Artificial intelligence (AI)—once a far-fetched capability only dreamed up in films—is becoming mainstream, including within the real estate industry. More brokerages are becoming reliant on proprietary algorithms that use datasets to streamline various processes and make them more efficient. Lately, these algorithms are becoming popular among industry disruptors—companies that are straying from the traditional model, using tech such as AI and big data to provide an all-in-one real estate experience. But at what cost?
With new technology comes risk. For example, a recently introduced full-service real estate service, REX Real Estate, uses an unconventional, AI-based business model with over 100,000 data points to identify which buyers should be marketed to.
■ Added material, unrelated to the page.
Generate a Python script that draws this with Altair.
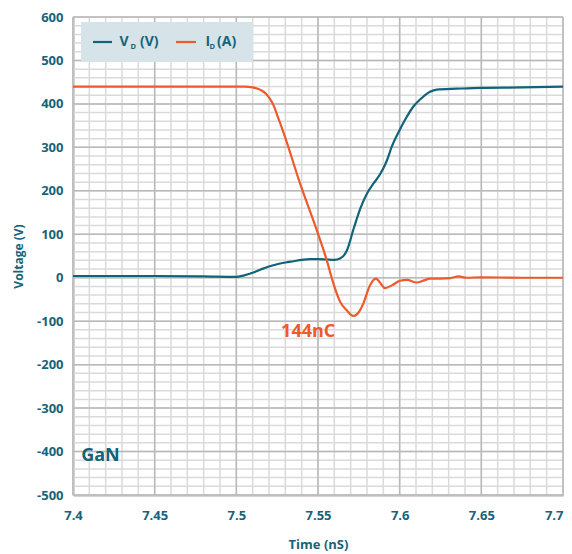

While efficient, this opens the door to potential discrimination lawsuits. Unless the algorithms can clearly break down why it chose certain buyers for its marketing strategy, controversial datasets that focus on or omit prospects based on familial status, race and gender can become entangled within the buying and selling process.
With the OJO Labs, Inc., and loanDepot partnership, AI can lead to problematic and assumed discriminatory lending practices. These companies may find themselves under the scrutiny of government officials if there is a trend in who is being chosen for home loans based on the proprietary algorithm.
The technology is becoming controversial, facing ethical queries for its lack of code of conduct and regulation. According to the Wall Street Journal, New York City proposed a law in August that would require businesses to publish the source code for these algorithms. After pushback from tech firms looking to protect their proprietary algorithms, a bill without source-code requirements passed in December.
The mass regulation of AI would be difficult, as each industry uses the technology differently; therefore, proposed guidelines typically include vague provisions, such as privacy protections and general requirements for explaining how an algorithm makes choices—a difficult endeavor, as they tend to run on complex networks, according to the Wall Street Journal.
While the U.S. Office of Science and Technology Policy released white papers on the ethical implications on AI under the previous administration, today’s officials are currently cutting back on government-imposed regulation, providing more freedom to businesses in how they use technology. Many industry professionals are welcoming AI as a way to stand apart from competing brokerages and to increase business profits and efficiency using big data; however, they may be unaware of the inherent risks these algorithms introduce.